To be done - Restate the material word for word and leave out anything that is a picture.

Data shown -
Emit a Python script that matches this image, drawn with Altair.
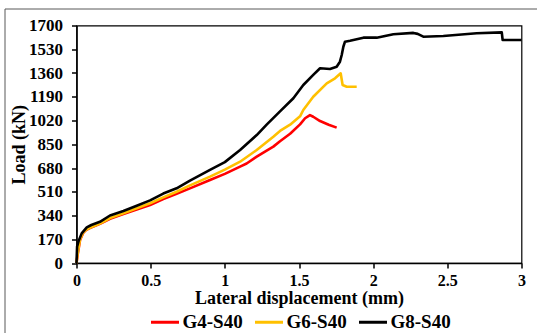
import altair as alt
import pandas as pd

# G4-S40 (red)
g4_x = [0, 0.008, 0.024, 0.045, 0.064, 0.09, 0.158, 0.226, 0.316, 0.406, 0.496, 0.585, 0.675, 0.765,
        0.9, 1.0, 1.103, 1.147, 1.215, 1.282, 1.327, 1.372, 1.44, 1.507, 1.541, 1.574, 1.596, 1.642, 1.7, 1.754]
g4_y = [0, 60, 165, 215, 236, 250, 280, 316, 350, 382, 415, 458, 496, 534,
        594, 638, 690, 712, 761, 805, 833, 872, 925, 992, 1036, 1059, 1047, 1016, 990, 969]

# G6-S40 (yellow)
g6_x = [0, 0.008, 0.024, 0.045, 0.064, 0.09, 0.158, 0.226, 0.316, 0.406, 0.496, 0.585, 0.675, 0.765,
        0.9, 1.0, 1.103, 1.215, 1.327, 1.372, 1.44, 1.507, 1.529, 1.596, 1.687, 1.743, 1.781, 1.794, 1.822, 1.889]
g6_y = [0, 70, 170, 218, 238, 252, 282, 322, 356, 392, 428, 470, 510, 556,
        618, 668, 725, 809, 904, 945, 990, 1050, 1095, 1190, 1286, 1322, 1358, 1274, 1262, 1262]

# G8-S40 (black)
g8_x = [0, 0.004, 0.015, 0.035, 0.069, 0.1, 0.158, 0.226, 0.316, 0.406, 0.496, 0.585, 0.675, 0.765,
        0.9, 1.0, 1.103, 1.215, 1.282, 1.372, 1.462, 1.529, 1.596, 1.642, 1.709, 1.754, 1.776, 1.788,
        1.799, 1.81, 1.844, 1.934, 2.024, 2.136, 2.271, 2.3, 2.338, 2.473, 2.698, 2.867, 2.873, 3.0]
g8_y = [0, 117, 160, 212, 255, 272, 295, 340, 372, 410, 448, 497, 535, 590,
        666, 722, 809, 916, 990, 1085, 1179, 1274, 1346, 1394, 1389, 1405, 1441, 1489,
        1548, 1584, 1591, 1613, 1613, 1637, 1647, 1640, 1620, 1625, 1644, 1651, 1596, 1596]

series_names = ["G4-S40", "G6-S40", "G8-S40"]
series_colors = ["#FF0000", "#FFC000", "#000000"]
y_ticks = [0, 170, 340, 510, 680, 850, 1020, 1190, 1360, 1530, 1700]
x_ticks = [0, 0.5, 1, 1.5, 2, 2.5, 3]

rows = []
for name, xs, ys in zip(series_names, [g4_x, g6_x, g8_x], [g4_y, g6_y, g8_y]):
    for i, (a, b) in enumerate(zip(xs, ys)):
        rows.append({"series": name, "disp": a, "load": b, "idx": i})
df = pd.DataFrame(rows)

FONT = "Liberation Serif"

lines = alt.Chart(df).mark_line(strokeWidth=2.6, strokeJoin="round").encode(
    x=alt.X("disp:Q", scale=alt.Scale(domain=[0, 3], nice=False),
            axis=alt.Axis(values=x_ticks, format="~g", title="Lateral displacement (mm)",
                          grid=False, tickSize=5, labelPadding=4, titlePadding=1, labelFlush=False,
                          domainColor="black", tickColor="black", domainWidth=1.5, tickWidth=1.5,
                          labelFont=FONT, labelFontSize=16, labelFontWeight="bold", labelColor="black",
                          titleFont=FONT, titleFontSize=18, titleFontWeight="bold", titleColor="black")),
    y=alt.Y("load:Q", scale=alt.Scale(domain=[0, 1700], nice=False),
            axis=alt.Axis(values=y_ticks, format="d", title="Load (kN)", grid=False, tickSize=5,
                          labelPadding=9, titleX=-48, titleY=118.75, labelFlush=False,
                          domainColor="black", tickColor="black", domainWidth=1.5, tickWidth=1.5,
                          labelFont=FONT, labelFontSize=17, labelFontWeight="bold", labelColor="black",
                          titleFont=FONT, titleFontSize=18, titleFontWeight="bold", titleColor="black")),
    color=alt.Color("series:N",
                    scale=alt.Scale(domain=series_names, range=series_colors),
                    legend=alt.Legend(title=None, orient="none", direction="horizontal",
                                      legendX=73, legendY=281,
                                      symbolType="stroke", symbolSize=784, symbolStrokeWidth=3,
                                      labelFont=FONT, labelFontSize=19, labelFontWeight="bold",
                                      labelColor="black", labelOffset=2, columnPadding=5)),
    detail="series:N",
    order="idx:Q",
)

frame_left = alt.Chart(alt.Data(values=[{}])).mark_rule(color="#595959", strokeWidth=1).encode(
    x=alt.value(-71.5), y=alt.value(-16.5), y2=alt.value(310))
frame_top = alt.Chart(alt.Data(values=[{}])).mark_rule(color="#595959", strokeWidth=1).encode(
    x=alt.value(-71.5), x2=alt.value(461), y=alt.value(-16.5))

chart = alt.layer(lines, frame_left, frame_top).properties(
    width=445, height=237.5,
    autosize=alt.AutoSizeParams(type="none"),
    padding={"left": 76.5, "top": 25.5, "right": 15.5, "bottom": 70},
    background="white",
).configure_view(stroke="black", strokeWidth=1.2)

chart.save("out.html", embed_options={"renderer": "svg", "actions": False})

The response -
Emit a Python script that matches this image, drawn with Altair.
import altair as alt
import pandas as pd

# G4-S40 (red)
g4_x = [0, 0.008, 0.024, 0.045, 0.064, 0.09, 0.158, 0.226, 0.316, 0.406, 0.496, 0.585, 0.675, 0.765,
        0.9, 1.0, 1.103, 1.147, 1.215, 1.282, 1.327, 1.372, 1.44, 1.507, 1.541, 1.574, 1.596, 1.642, 1.7, 1.754]
g4_y = [0, 60, 165, 215, 236, 250, 280, 316, 350, 382, 415, 458, 496, 534,
        594, 638, 690, 712, 761, 805, 833, 872, 925, 992, 1036, 1059, 1047, 1016, 990, 969]

# G6-S40 (yellow)
g6_x = [0, 0.008, 0.024, 0.045, 0.064, 0.09, 0.158, 0.226, 0.316, 0.406, 0.496, 0.585, 0.675, 0.765,
        0.9, 1.0, 1.103, 1.215, 1.327, 1.372, 1.44, 1.507, 1.529, 1.596, 1.687, 1.743, 1.781, 1.794, 1.822, 1.889]
g6_y = [0, 70, 170, 218, 238, 252, 282, 322, 356, 392, 428, 470, 510, 556,
        618, 668, 725, 809, 904, 945, 990, 1050, 1095, 1190, 1286, 1322, 1358, 1274, 1262, 1262]

# G8-S40 (black)
g8_x = [0, 0.004, 0.015, 0.035, 0.069, 0.1, 0.158, 0.226, 0.316, 0.406, 0.496, 0.585, 0.675, 0.765,
        0.9, 1.0, 1.103, 1.215, 1.282, 1.372, 1.462, 1.529, 1.596, 1.642, 1.709, 1.754, 1.776, 1.788,
        1.799, 1.81, 1.844, 1.934, 2.024, 2.136, 2.271, 2.3, 2.338, 2.473, 2.698, 2.867, 2.873, 3.0]
g8_y = [0, 117, 160, 212, 255, 272, 295, 340, 372, 410, 448, 497, 535, 590,
        666, 722, 809, 916, 990, 1085, 1179, 1274, 1346, 1394, 1389, 1405, 1441, 1489,
        1548, 1584, 1591, 1613, 1613, 1637, 1647, 1640, 1620, 1625, 1644, 1651, 1596, 1596]

series_names = ["G4-S40", "G6-S40", "G8-S40"]
series_colors = ["#FF0000", "#FFC000", "#000000"]
y_ticks = [0, 170, 340, 510, 680, 850, 1020, 1190, 1360, 1530, 1700]
x_ticks = [0, 0.5, 1, 1.5, 2, 2.5, 3]

rows = []
for name, xs, ys in zip(series_names, [g4_x, g6_x, g8_x], [g4_y, g6_y, g8_y]):
    for i, (a, b) in enumerate(zip(xs, ys)):
        rows.append({"series": name, "disp": a, "load": b, "idx": i})
df = pd.DataFrame(rows)

FONT = "Liberation Serif"

lines = alt.Chart(df).mark_line(strokeWidth=2.6, strokeJoin="round").encode(
    x=alt.X("disp:Q", scale=alt.Scale(domain=[0, 3], nice=False),
            axis=alt.Axis(values=x_ticks, format="~g", title="Lateral displacement (mm)",
                          grid=False, tickSize=5, labelPadding=4, titlePadding=1, labelFlush=False,
                          domainColor="black", tickColor="black", domainWidth=1.5, tickWidth=1.5,
                          labelFont=FONT, labelFontSize=16, labelFontWeight="bold", labelColor="black",
                          titleFont=FONT, titleFontSize=18, titleFontWeight="bold", titleColor="black")),
    y=alt.Y("load:Q", scale=alt.Scale(domain=[0, 1700], nice=False),
            axis=alt.Axis(values=y_ticks, format="d", title="Load (kN)", grid=False, tickSize=5,
                          labelPadding=9, titleX=-48, titleY=118.75, labelFlush=False,
                          domainColor="black", tickColor="black", domainWidth=1.5, tickWidth=1.5,
                          labelFont=FONT, labelFontSize=17, labelFontWeight="bold", labelColor="black",
                          titleFont=FONT, titleFontSize=18, titleFontWeight="bold", titleColor="black")),
    color=alt.Color("series:N",
                    scale=alt.Scale(domain=series_names, range=series_colors),
                    legend=alt.Legend(title=None, orient="none", direction="horizontal",
                                      legendX=73, legendY=281,
                                      symbolType="stroke", symbolSize=784, symbolStrokeWidth=3,
                                      labelFont=FONT, labelFontSize=19, labelFontWeight="bold",
                                      labelColor="black", labelOffset=2, columnPadding=5)),
    detail="series:N",
    order="idx:Q",
)

frame_left = alt.Chart(alt.Data(values=[{}])).mark_rule(color="#595959", strokeWidth=1).encode(
    x=alt.value(-71.5), y=alt.value(-16.5), y2=alt.value(310))
frame_top = alt.Chart(alt.Data(values=[{}])).mark_rule(color="#595959", strokeWidth=1).encode(
    x=alt.value(-71.5), x2=alt.value(461), y=alt.value(-16.5))

chart = alt.layer(lines, frame_left, frame_top).properties(
    width=445, height=237.5,
    autosize=alt.AutoSizeParams(type="none"),
    padding={"left": 76.5, "top": 25.5, "right": 15.5, "bottom": 70},
    background="white",
).configure_view(stroke="black", strokeWidth=1.2)

chart.save("out.html", embed_options={"renderer": "svg", "actions": False})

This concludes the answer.